== Provided records

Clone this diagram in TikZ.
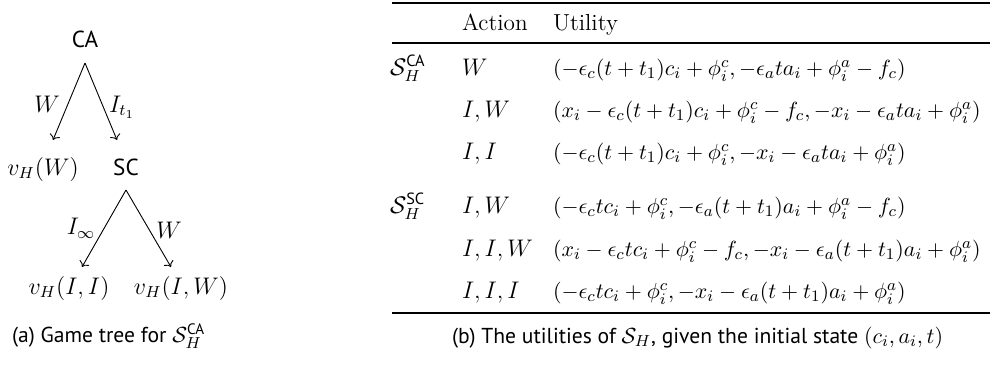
\documentclass[tikz,border=0pt]{standalone}
\usepackage{amsmath}
\usepackage{fontspec}
\newfontfamily\capsans{PT Sans}
\usetikzlibrary{calc,arrows.meta}
\begin{document}
\begin{tikzpicture}[x=0.5pt,y=-0.5pt,
  every node/.style={inner sep=0pt,outer sep=0pt},
  tm/.style={font=\fontsize{11.6}{14}\selectfont},
  sf/.style={font=\fontsize{11.6}{14}\selectfont\capsans},
  capt/.style={font=\fontsize{10.8}{13}\selectfont\capsans,anchor=base west},
  cell/.style={tm,anchor=base west},
  ucell/.style={font=\fontsize{11.2}{13}\selectfont,anchor=base west},
  arr/.style={->,line width=0.45pt},
  toprule/.style={line width=1pt},
  midrule/.style={line width=0.55pt}]
\useasboundingbox (0,0) rectangle (990,364);

% ---------- (a) game tree ----------
\node[sf,anchor=base] (CA)  at (85,47)   {CA};
\node[tm,anchor=base] (vW)  at (43,175)  {$v_H(W)$};
\node[sf,anchor=base] (SC)  at (126,175) {SC};
\node[tm,anchor=base] (vII) at (69,294)  {$v_H(I,I)$};
\node[tm,anchor=base] (vIW) at (181,294) {$v_H(I,W)$};

\draw[arr] ($(CA.base)+(0,16)$) -- ($(vW.base)+(10,-35)$);
\draw[arr] ($(CA.base)+(0,16)$) -- ($(SC.base)+(-9,-35)$);
\draw[arr] ($(SC.base)+(0,15)$) -- ($(vII.base)+(13,-27)$);
\draw[arr] ($(SC.base)+(0,15)$) -- ($(vIW.base)+(-10,-27)$);

\node[tm] (lW1) at (47,104)  {$W$};
\node[tm] (lI1) at (122,107) {$I_{t_1}$};
\node[tm] (lI2) at (81,228)  {$I_\infty$};
\node[tm] (lW2) at (169,230) {$W$};

\node[capt] (capa) at (12,342)
  {(a) Game tree for $\mathcal{S}_H^{\text{\capsans CA}}$};

% ---------- (b) table ----------
\draw[toprule] (392,3) -- (990,3);
\node[cell] (hA) at (462,31) {Action};
\node[cell] (hU) at (553,31) {Utility};
\draw[midrule] (392,43) -- (990,43);

\node[cell] (gCA) at (390,75) {$\mathcal{S}_H^{\text{\capsans CA}}$};
\node[cell] (a1) at (462,75)  {$W$};
\node[ucell] (u1) at (553,75)  {$(-\epsilon_c(t+t_1)c_i+\phi_i^c, -\epsilon_a t a_i+\phi_i^a-f_c)$};
\node[cell] (a2) at (462,117) {$I,W$};
\node[ucell] (u2) at (553,117) {$(x_i-\epsilon_c(t+t_1)c_i+\phi_i^c-f_c, -x_i-\epsilon_a t a_i+\phi_i^a)$};
\node[cell] (a3) at (462,159) {$I,I$};
\node[ucell] (u3) at (553,159) {$(-\epsilon_c(t+t_1)c_i+\phi_i^c, -x_i-\epsilon_a t a_i+\phi_i^a)$};

\node[cell] (gSC) at (390,213) {$\mathcal{S}_H^{\text{\capsans SC}}$};
\node[cell] (a4) at (462,213) {$I,W$};
\node[ucell] (u4) at (553,213) {$(-\epsilon_c t c_i+\phi_i^c, -\epsilon_a(t+t_1)a_i+\phi_i^a-f_c)$};
\node[cell] (a5) at (462,256) {$I,I,W$};
\node[ucell] (u5) at (553,256) {$(x_i-\epsilon_c t c_i+\phi_i^c-f_c, -x_i-\epsilon_a(t+t_1)a_i+\phi_i^a)$};
\node[cell] (a6) at (462,298) {$I,I,I$};
\node[ucell] (u6) at (553,298) {$(-\epsilon_c t c_i+\phi_i^c, -x_i-\epsilon_a(t+t_1)a_i+\phi_i^a)$};

\draw[toprule] (392,313) -- (990,313);

\node[capt] (capb) at (452,343)
  {(b) The utilities of $\mathcal{S}_H$, given the initial state $(c_i,a_i,t)$};
\end{tikzpicture}
\end{document}
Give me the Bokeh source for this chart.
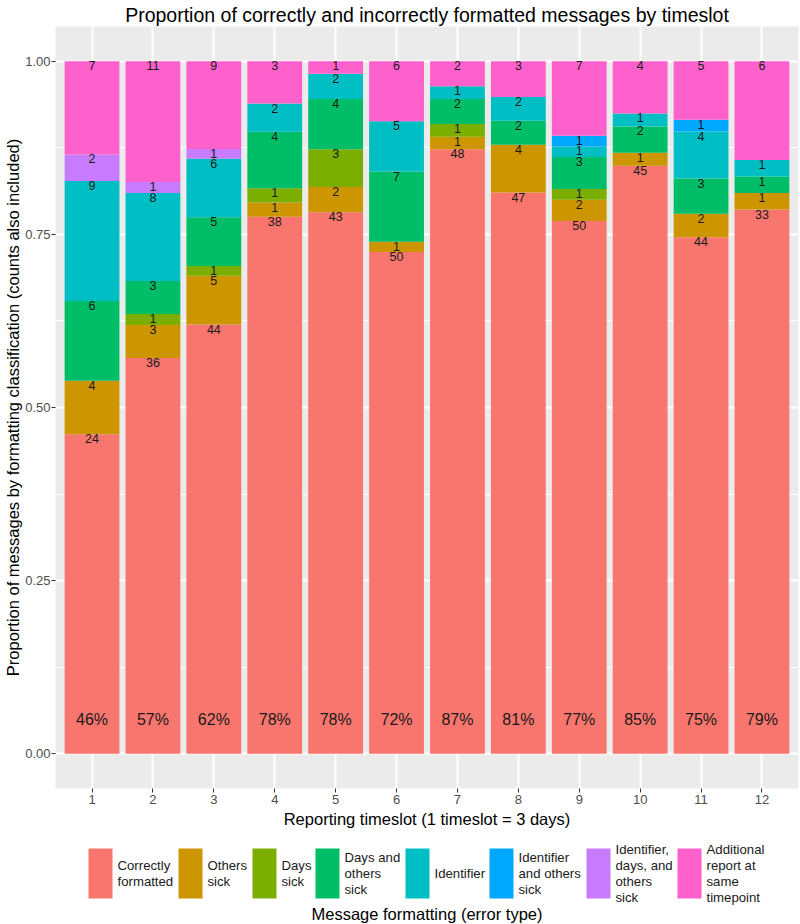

====

## What you should do:
Pictures stay out. Repeat only the lines from the beginning of the data through the line that has "Game tree for".

## Output below:
Clone this diagram in TikZ.
\documentclass[tikz,border=0pt]{standalone}
\usepackage{amsmath}
\usepackage{fontspec}
\newfontfamily\capsans{PT Sans}
\usetikzlibrary{calc,arrows.meta}
\begin{document}
\begin{tikzpicture}[x=0.5pt,y=-0.5pt,
  every node/.style={inner sep=0pt,outer sep=0pt},
  tm/.style={font=\fontsize{11.6}{14}\selectfont},
  sf/.style={font=\fontsize{11.6}{14}\selectfont\capsans},
  capt/.style={font=\fontsize{10.8}{13}\selectfont\capsans,anchor=base west},
  cell/.style={tm,anchor=base west},
  ucell/.style={font=\fontsize{11.2}{13}\selectfont,anchor=base west},
  arr/.style={->,line width=0.45pt},
  toprule/.style={line width=1pt},
  midrule/.style={line width=0.55pt}]
\useasboundingbox (0,0) rectangle (990,364);

% ---------- (a) game tree ----------
\node[sf,anchor=base] (CA)  at (85,47)   {CA};
\node[tm,anchor=base] (vW)  at (43,175)  {$v_H(W)$};
\node[sf,anchor=base] (SC)  at (126,175) {SC};
\node[tm,anchor=base] (vII) at (69,294)  {$v_H(I,I)$};
\node[tm,anchor=base] (vIW) at (181,294) {$v_H(I,W)$};

\draw[arr] ($(CA.base)+(0,16)$) -- ($(vW.base)+(10,-35)$);
\draw[arr] ($(CA.base)+(0,16)$) -- ($(SC.base)+(-9,-35)$);
\draw[arr] ($(SC.base)+(0,15)$) -- ($(vII.base)+(13,-27)$);
\draw[arr] ($(SC.base)+(0,15)$) -- ($(vIW.base)+(-10,-27)$);

\node[tm] (lW1) at (47,104)  {$W$};
\node[tm] (lI1) at (122,107) {$I_{t_1}$};
\node[tm] (lI2) at (81,228)  {$I_\infty$};
\node[tm] (lW2) at (169,230) {$W$};

\node[capt] (capa) at (12,342)
  {(a) Game tree for $\mathcal{S}_H^{\text{\capsans CA}}$};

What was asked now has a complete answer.